9. Global Distribution
Azure Cosmos DB replicates data across multiple regions, allowing applications to read/write from the nearest location to reduce latency.
10. Throughput Modes
| Feature | Provisioned Throughput | Serverless Mode |
|---|---|---|
| Billing | Fixed RU/s | Actual usage |
| Workload | Predictable | Infrequent |
| Scale | Large-scale apps | Dev/Test |
11. Azure File Storage
Provides fully managed cloud file shares via SMB. Used for shared application data, legacy migrations, and VM file sharing.
12. Azure Table Storage vs. Relational
Unlike relational databases, Table Storage is a NoSQL key-value store with no fixed schema, no joins, and utilizes Partition/Row keys.
13. Azure Cosmos DB Use Cases
Use Cases: Real-time web/mobile apps, IoT, gaming, and e-commerce. Benefits: Global distribution, low latency, and automatic scaling.
14. Supported APIs
Cosmos DB supports SQL, MongoDB, Cassandra, Gremlin (graph), and Table APIs.
Unit IV: Data Analytics in Azure
1. Data Analytics Pipeline Stages
- Data collection
- Data ingestion
- Data storage
- Data processing
- Data analysis
- Data visualization and reporting
2. Azure Data Factory
A cloud-based integration service that collects data, performs ETL/ELT, automates workflows, and transfers data between systems.
3. Lakehouse Architecture
Combines data lake and warehouse features. It supports structured/unstructured data, lowers costs, and enables advanced machine learning.

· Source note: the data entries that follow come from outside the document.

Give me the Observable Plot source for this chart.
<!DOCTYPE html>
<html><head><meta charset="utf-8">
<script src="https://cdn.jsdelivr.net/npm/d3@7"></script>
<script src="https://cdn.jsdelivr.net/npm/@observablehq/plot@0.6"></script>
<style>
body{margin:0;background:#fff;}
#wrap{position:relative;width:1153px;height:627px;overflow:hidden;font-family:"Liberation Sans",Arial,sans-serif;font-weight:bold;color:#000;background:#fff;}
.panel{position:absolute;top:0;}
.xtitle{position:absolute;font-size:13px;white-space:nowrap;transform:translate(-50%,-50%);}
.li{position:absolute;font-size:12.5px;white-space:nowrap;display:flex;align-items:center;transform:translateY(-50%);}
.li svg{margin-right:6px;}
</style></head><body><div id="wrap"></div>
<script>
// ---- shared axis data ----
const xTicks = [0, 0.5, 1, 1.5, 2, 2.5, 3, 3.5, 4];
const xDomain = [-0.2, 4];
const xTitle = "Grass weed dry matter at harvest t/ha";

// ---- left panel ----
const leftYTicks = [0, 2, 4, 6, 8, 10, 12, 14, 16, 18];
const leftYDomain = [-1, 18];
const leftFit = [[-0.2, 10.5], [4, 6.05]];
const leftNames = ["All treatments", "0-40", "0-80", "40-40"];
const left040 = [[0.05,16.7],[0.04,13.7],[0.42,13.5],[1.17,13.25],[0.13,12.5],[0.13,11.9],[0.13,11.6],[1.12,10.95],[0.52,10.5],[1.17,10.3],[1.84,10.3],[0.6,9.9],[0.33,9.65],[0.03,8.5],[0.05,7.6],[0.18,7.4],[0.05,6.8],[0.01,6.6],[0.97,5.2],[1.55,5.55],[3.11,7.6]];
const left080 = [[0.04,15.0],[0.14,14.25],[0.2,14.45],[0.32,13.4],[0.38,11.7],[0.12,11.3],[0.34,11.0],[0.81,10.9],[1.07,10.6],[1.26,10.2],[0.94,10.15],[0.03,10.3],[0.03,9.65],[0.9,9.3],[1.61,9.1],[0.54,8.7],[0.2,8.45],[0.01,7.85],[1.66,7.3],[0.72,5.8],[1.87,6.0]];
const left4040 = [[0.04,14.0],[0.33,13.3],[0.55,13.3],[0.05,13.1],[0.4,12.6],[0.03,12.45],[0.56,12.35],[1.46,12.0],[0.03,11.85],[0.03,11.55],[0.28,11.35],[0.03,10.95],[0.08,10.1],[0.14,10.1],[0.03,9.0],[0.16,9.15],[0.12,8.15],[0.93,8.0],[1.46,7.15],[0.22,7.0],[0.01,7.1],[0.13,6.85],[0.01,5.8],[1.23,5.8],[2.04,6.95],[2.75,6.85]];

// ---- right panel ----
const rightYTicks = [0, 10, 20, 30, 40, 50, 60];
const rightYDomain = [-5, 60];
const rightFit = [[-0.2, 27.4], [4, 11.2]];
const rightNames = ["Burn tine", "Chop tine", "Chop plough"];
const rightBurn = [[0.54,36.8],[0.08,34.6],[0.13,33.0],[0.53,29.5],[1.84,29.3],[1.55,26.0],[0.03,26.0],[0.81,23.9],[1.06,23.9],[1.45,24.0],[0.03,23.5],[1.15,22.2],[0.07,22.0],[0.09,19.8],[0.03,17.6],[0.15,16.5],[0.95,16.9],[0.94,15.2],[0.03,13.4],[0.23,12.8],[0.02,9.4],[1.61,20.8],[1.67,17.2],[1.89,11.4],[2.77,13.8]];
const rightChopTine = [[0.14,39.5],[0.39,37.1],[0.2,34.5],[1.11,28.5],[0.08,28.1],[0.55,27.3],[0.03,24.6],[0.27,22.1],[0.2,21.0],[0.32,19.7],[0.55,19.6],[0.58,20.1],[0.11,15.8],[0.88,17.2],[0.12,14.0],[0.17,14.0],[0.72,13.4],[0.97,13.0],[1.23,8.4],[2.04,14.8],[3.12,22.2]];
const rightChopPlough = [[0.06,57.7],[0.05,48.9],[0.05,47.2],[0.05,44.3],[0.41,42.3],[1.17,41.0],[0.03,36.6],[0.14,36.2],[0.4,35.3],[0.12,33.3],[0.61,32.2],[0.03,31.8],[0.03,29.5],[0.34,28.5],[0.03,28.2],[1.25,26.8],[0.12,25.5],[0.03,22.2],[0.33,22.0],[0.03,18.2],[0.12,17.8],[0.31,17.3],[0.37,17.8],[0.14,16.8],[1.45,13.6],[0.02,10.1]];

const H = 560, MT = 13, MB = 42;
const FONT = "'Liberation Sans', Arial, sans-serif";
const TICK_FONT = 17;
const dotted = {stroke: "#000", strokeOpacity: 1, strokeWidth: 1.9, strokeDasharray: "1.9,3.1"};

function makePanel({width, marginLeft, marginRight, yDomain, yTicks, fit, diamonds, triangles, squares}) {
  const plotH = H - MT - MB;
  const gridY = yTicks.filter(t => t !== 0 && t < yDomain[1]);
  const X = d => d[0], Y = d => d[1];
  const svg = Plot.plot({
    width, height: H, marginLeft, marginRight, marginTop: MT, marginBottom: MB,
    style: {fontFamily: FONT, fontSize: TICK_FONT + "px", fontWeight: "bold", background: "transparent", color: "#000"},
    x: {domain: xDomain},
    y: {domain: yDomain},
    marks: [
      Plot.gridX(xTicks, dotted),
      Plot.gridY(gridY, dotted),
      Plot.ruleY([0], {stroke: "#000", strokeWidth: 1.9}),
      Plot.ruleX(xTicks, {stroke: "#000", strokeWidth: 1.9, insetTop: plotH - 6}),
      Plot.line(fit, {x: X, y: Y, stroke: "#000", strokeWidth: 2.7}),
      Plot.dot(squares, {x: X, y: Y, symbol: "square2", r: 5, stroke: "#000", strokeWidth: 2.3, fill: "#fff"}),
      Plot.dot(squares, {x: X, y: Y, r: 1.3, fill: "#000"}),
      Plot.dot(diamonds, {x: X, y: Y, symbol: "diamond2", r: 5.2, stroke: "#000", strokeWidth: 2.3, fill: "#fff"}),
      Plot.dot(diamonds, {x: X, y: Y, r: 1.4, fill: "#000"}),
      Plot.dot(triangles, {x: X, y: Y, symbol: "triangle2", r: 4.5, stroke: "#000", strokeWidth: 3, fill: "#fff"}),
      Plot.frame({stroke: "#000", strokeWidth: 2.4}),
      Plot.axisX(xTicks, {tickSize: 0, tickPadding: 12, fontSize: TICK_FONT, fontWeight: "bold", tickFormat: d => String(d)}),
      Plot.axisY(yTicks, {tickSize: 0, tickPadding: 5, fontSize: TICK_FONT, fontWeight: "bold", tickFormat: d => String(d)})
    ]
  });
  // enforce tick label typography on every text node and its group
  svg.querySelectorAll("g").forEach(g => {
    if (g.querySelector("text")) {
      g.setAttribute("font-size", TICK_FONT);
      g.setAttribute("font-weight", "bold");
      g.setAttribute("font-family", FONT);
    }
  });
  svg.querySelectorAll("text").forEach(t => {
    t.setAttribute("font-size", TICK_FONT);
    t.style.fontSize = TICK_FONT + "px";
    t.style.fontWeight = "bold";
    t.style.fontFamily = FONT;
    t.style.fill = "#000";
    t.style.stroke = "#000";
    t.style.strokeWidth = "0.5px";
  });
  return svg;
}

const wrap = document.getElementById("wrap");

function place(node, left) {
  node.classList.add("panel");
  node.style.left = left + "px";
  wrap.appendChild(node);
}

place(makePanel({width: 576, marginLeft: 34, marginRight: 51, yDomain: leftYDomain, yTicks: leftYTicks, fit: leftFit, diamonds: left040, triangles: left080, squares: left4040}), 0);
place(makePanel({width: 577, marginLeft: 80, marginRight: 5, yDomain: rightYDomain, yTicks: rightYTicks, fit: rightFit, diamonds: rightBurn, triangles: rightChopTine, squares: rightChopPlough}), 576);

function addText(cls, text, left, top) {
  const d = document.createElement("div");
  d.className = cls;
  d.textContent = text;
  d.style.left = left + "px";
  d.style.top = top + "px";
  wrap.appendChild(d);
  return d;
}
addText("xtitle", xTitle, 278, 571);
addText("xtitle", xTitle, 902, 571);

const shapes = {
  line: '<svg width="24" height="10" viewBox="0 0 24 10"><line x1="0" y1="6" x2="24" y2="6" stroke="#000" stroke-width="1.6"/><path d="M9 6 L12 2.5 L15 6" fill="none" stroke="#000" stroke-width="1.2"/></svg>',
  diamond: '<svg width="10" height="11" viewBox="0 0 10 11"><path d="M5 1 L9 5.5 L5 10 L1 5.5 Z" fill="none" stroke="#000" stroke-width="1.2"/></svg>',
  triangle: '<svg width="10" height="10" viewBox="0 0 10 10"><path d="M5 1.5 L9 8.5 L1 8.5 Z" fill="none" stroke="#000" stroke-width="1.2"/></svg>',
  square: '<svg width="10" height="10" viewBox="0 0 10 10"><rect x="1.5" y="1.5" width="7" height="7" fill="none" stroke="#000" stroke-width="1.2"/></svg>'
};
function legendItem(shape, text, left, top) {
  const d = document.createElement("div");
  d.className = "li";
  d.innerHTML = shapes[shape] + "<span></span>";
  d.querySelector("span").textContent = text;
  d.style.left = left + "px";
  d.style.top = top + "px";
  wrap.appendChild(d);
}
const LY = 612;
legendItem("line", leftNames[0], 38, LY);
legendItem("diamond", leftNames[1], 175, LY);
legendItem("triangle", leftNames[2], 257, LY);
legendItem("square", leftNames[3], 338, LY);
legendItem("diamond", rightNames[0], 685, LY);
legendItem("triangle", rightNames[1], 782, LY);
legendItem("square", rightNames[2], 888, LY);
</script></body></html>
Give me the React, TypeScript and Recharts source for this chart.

4. Large-Scale Analytics Elements
Includes ingestion, distributed storage, parallel processing, transformation, and visualization.
5. Ingestion Considerations
Factors include volume/velocity, processing type (batch vs. real-time), quality, security, and latency.
6. Apache Spark
Used for big data analytics, machine learning, and real-time stream processing via in-memory computation.
7. Analytical Data Store Selection
Consider data type, query performance, scalability, cost, security, and real-time requirements.
8. Real-Time Analytics
Processes data immediately. Examples: Fraud detection, live traffic monitoring, and IoT sensor analysis.
9. Batch vs. Stream Processing
| Feature | Batch Processing | Stream Processing |
|---|---|---|
| Method | Groups | Continuous |
| Latency | High | Low |
| Example | Payroll | Stock market |
10. Azure Analytical Stores
Options include Azure Data Lake Storage, Synapse Analytics, Microsoft Fabric, Cosmos DB, and SQL Data Warehouse.
11. Microsoft Fabric
An integrated platform combining data engineering, warehousing, and analytics. It supports Lakehouse architecture and unified reporting.
12. Batch vs. Streaming Data
Batch data is collected over time for periodic reports, while streaming data is a continuous flow processed instantly for real-time monitoring.
13. Real-Time Technologies
- Fabric Real-Time Intelligence: For dashboards and monitoring.
- Lakehouse: For structured/unstructured streaming data.
- Spark Structured Streaming: For high-scalability, low-latency processing.